If the
major acquisitions of huge PR software firms don't convince you that email is sticking around, perhaps some hard data will.
A survey conducted last month
by independent research firm Ipsos found that 85 percent of people with
Internet access in 24 countries send and receive email. In some
countries, the figure was above 90 percent, and only one country, Saudi
Arabia, had less than a majority. About 62 percent of total people
surveyed use social media, which seems to be most popular in Indonesia,
where 82 percent of people use it.
"It wasn't overly surprising that a majority are using
email," says Keren Gottfried, a research manager at Ipsos. "One-way
communications—mail or writing letters to each other—have been around
since the carrier pigeon. Why would that be overtaken by technology
that's under 10 years old?"
Even so, Gottfried says it's rather astonishing to see that
such a large number of Internet users employing a method of
communicating as new as social media.
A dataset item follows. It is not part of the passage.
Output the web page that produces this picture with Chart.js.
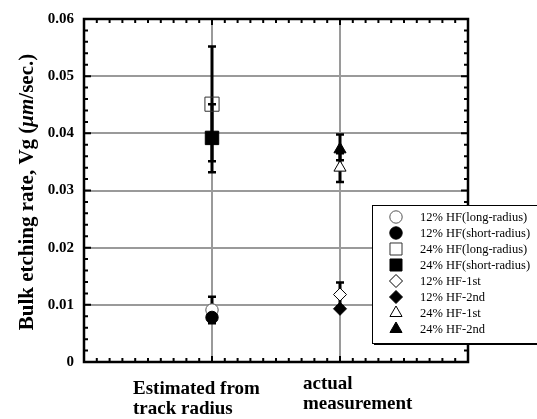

She says Ipsos will continue to
track the figures—this is the first time the firm has measured them—to
see how they change over the coming years. She says she suspects the
amount of people who use email won't decline even if social media users
increase, though the amount of time people spend emailing may change.
"Our time is scarce," Gottfried says. "We only have so many
minutes in the day. Over time, we might see the divisions of the pie
changing."
Though some tech gurus and analysts have declared email
dead, many communicators say it will remain essential even as social
media grows.
Hand in hand
Social media and email complement more that compete with each other, many commentators say.
Marc Pitman of The Fundraising Coach
says the survey reinforces what he tells clients: "Use social media to
lead people to your site and sign up for your email newsletter. I find
people are far more responsive to calls to significant action and
advocacy in emails than in tweets and other platforms like Facebook and
Google+."
Pitman and others point out that social media platforms such
as Facebook and Twitter rely on emails to provide notifications of
direct messages or whether someone has liked a post. Social media
requires email to work.
"If I want to contact you via a social network, the ironic
thing is that you'll typically be notified via email," says Jonathan
Rick, director at Levick Strategic Communications. "Ditto for project management software."
Email inboxes are "the cornerstone of our online identity,"
says Dave Racine, director of social media and PR at Hanson Dodge
creative. And they have a purpose in conjunction with social media, even
beyond being the place where people receive notifications.
"It's where we keep more than messages, it's a chronological
calendar of events that date back as far as we deem them important," he
says. "As we grow into using social media more and more—for
conversation, for insights, for inspiration, for shopping—we'll need to a
place to keep our records and receipts, and we'll need to make sure
that it's more than portable, that it's secure."
All hype?
Writer Bonnie Russell says tech pundits are necessarily
early adopters, and sometimes that causes them to jump the gun on
declaring one thing dead and hyping the next.
According to blogger and social media coach Alexis Grant,
lots of online marketers say email remains the best way to reach
people, however. "The reason is because you can go to them, rather than
making them come to you," she says. "Readers/users are already in their
inbox, so why not talk to them there?"
Grant says she started her own email newsletter as a
companion to her blog because she's heard so much about the effects of
using email.
Indeed, says Rick, smartphones, those increasingly present
communications devices, all have email built in as a major feature. And
you can simply do a lot more in an email—format text, embed pictures,
attach documents, blind-copy recipients—than you can in a status update
or tweet.
Bryony Fuller, communications coordinator for Colorado State
University's Warner College of Natural Resources, says it's natural for
people to want to pit one form of communication against another but
that it's unlikely one will kill another. People still listen to the
radio, after all. There is room for lots of different tools, he
contends.
No quick change
If email does fade away, it won't be quick. For one thing,
businesses use email, even if other options such as enterprise social
media are in the mix.
"When your boss needs you, he doesn't text or DM you," says
Rick. "He zaps you an email. When you need to contact your team all at
once, it's easier to use a [distribution] list than to visit LinkedIn,
especially if you're on a smartphone."
Businesses continue to wrestle with how or whether to
implement social media into day-to-day work, says Rod Hughes, director
of communications at Oxford Communications. But he notes that younger workers do deem social media as being very important to them, to the point where they'll work for less money if they have free access to social media.
"I think you will see social media to continue to encroach on email as a dominant communication medium," Hughes says.
Perhaps observers declaring the death of email are simply trying too hard to speed it up, he says. "These commentators hope to drive the change they wish to see."